* TASK REQUIREMENTS: Print the listing from its top line through the line containing "angle=269, radius=401] -- cycle;", nothing more, and leave out the pictures.
________________________
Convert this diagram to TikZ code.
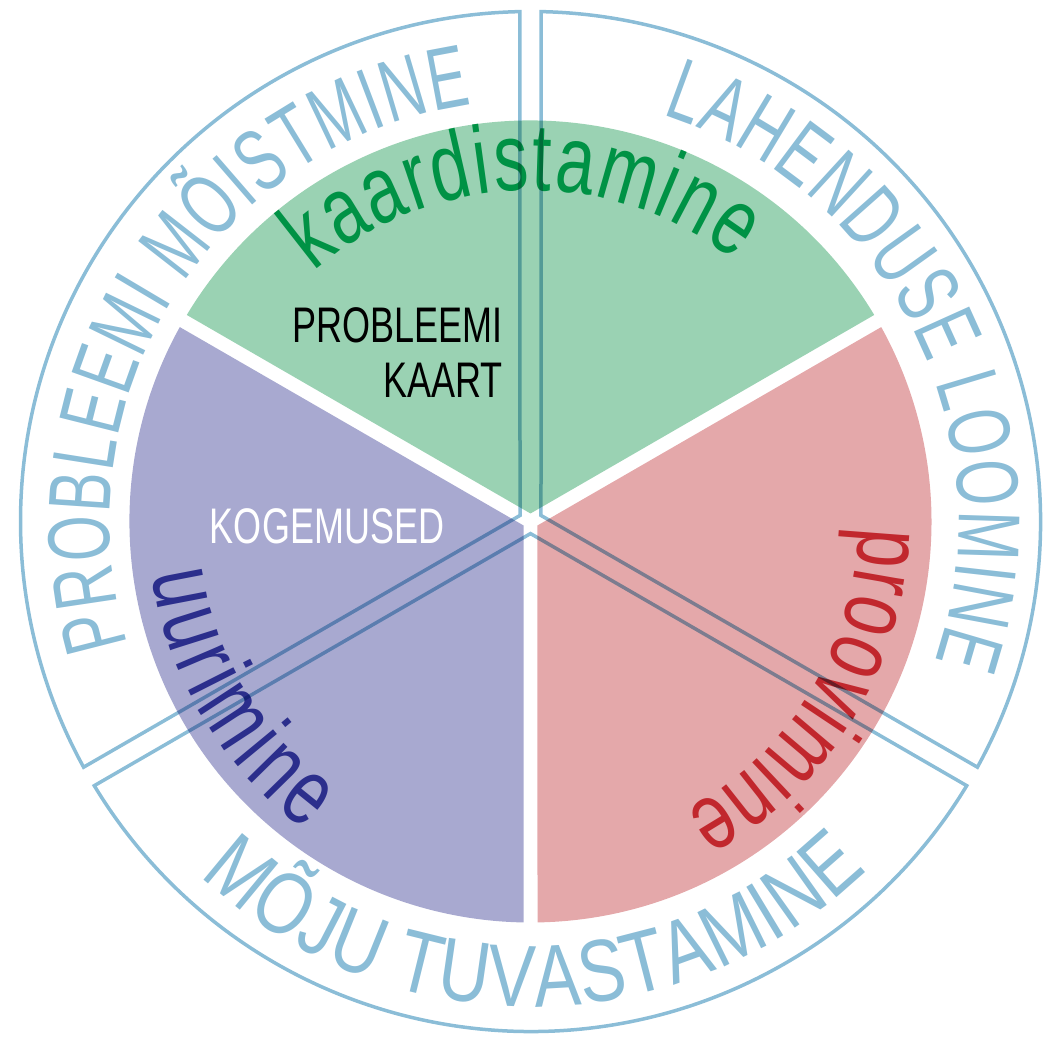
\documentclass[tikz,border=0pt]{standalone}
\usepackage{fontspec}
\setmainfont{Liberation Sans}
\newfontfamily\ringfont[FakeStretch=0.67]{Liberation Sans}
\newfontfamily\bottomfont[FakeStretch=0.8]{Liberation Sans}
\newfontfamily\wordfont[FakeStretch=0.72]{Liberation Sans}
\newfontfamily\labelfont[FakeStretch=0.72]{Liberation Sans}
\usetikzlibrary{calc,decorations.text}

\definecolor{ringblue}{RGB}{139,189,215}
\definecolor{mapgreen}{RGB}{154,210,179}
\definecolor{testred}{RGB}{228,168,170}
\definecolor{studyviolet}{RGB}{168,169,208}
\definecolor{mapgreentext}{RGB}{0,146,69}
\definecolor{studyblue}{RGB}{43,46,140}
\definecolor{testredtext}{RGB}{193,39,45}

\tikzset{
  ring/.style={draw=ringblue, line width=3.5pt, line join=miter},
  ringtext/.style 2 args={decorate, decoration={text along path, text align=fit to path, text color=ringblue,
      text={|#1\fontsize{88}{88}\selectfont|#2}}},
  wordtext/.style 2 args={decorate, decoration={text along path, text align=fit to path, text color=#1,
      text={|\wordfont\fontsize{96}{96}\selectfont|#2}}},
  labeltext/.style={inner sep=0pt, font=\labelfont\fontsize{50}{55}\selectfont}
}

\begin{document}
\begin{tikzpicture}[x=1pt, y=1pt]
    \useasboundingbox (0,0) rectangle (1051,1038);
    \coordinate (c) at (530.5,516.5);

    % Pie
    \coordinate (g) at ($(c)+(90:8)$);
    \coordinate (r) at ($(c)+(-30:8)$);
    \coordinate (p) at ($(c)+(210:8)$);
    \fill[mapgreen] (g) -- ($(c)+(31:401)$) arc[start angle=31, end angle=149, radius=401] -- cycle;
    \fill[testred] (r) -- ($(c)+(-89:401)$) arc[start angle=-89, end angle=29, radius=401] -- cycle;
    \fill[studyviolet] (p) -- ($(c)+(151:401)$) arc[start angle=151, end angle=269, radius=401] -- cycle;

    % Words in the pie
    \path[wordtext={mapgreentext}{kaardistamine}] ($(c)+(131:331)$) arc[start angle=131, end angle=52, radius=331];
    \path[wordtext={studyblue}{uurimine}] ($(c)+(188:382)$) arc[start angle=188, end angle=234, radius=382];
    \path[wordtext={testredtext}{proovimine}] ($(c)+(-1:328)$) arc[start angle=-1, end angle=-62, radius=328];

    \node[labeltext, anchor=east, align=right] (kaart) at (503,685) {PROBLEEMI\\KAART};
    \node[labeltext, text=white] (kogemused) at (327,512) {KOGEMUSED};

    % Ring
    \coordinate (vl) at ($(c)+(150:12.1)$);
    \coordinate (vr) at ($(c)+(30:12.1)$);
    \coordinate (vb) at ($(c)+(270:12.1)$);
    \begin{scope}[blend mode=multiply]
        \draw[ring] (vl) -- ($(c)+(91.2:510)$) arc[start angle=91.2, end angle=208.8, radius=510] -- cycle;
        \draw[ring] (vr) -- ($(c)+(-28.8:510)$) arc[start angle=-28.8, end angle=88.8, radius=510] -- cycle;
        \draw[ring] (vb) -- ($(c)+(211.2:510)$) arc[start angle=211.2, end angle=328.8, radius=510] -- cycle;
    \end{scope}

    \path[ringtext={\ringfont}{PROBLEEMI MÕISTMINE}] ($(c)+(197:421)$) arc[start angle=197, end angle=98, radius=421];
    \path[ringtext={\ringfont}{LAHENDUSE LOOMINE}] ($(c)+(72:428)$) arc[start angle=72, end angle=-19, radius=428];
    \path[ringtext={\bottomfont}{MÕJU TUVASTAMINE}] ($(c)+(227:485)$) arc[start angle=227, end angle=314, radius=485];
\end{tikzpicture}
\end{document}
________________________
* RIGHT ANSWER:
Convert this diagram to TikZ code.
\documentclass[tikz,border=0pt]{standalone}
\usepackage{fontspec}
\setmainfont{Liberation Sans}
\newfontfamily\ringfont[FakeStretch=0.67]{Liberation Sans}
\newfontfamily\bottomfont[FakeStretch=0.8]{Liberation Sans}
\newfontfamily\wordfont[FakeStretch=0.72]{Liberation Sans}
\newfontfamily\labelfont[FakeStretch=0.72]{Liberation Sans}
\usetikzlibrary{calc,decorations.text}

\definecolor{ringblue}{RGB}{139,189,215}
\definecolor{mapgreen}{RGB}{154,210,179}
\definecolor{testred}{RGB}{228,168,170}
\definecolor{studyviolet}{RGB}{168,169,208}
\definecolor{mapgreentext}{RGB}{0,146,69}
\definecolor{studyblue}{RGB}{43,46,140}
\definecolor{testredtext}{RGB}{193,39,45}

\tikzset{
  ring/.style={draw=ringblue, line width=3.5pt, line join=miter},
  ringtext/.style 2 args={decorate, decoration={text along path, text align=fit to path, text color=ringblue,
      text={|#1\fontsize{88}{88}\selectfont|#2}}},
  wordtext/.style 2 args={decorate, decoration={text along path, text align=fit to path, text color=#1,
      text={|\wordfont\fontsize{96}{96}\selectfont|#2}}},
  labeltext/.style={inner sep=0pt, font=\labelfont\fontsize{50}{55}\selectfont}
}

\begin{document}
\begin{tikzpicture}[x=1pt, y=1pt]
    \useasboundingbox (0,0) rectangle (1051,1038);
    \coordinate (c) at (530.5,516.5);

    % Pie
    \coordinate (g) at ($(c)+(90:8)$);
    \coordinate (r) at ($(c)+(-30:8)$);
    \coordinate (p) at ($(c)+(210:8)$);
    \fill[mapgreen] (g) -- ($(c)+(31:401)$) arc[start angle=31, end angle=149, radius=401] -- cycle;
    \fill[testred] (r) -- ($(c)+(-89:401)$) arc[start angle=-89, end angle=29, radius=401] -- cycle;
    \fill[studyviolet] (p) -- ($(c)+(151:401)$) arc[start angle=151, end angle=269, radius=401] -- cycle;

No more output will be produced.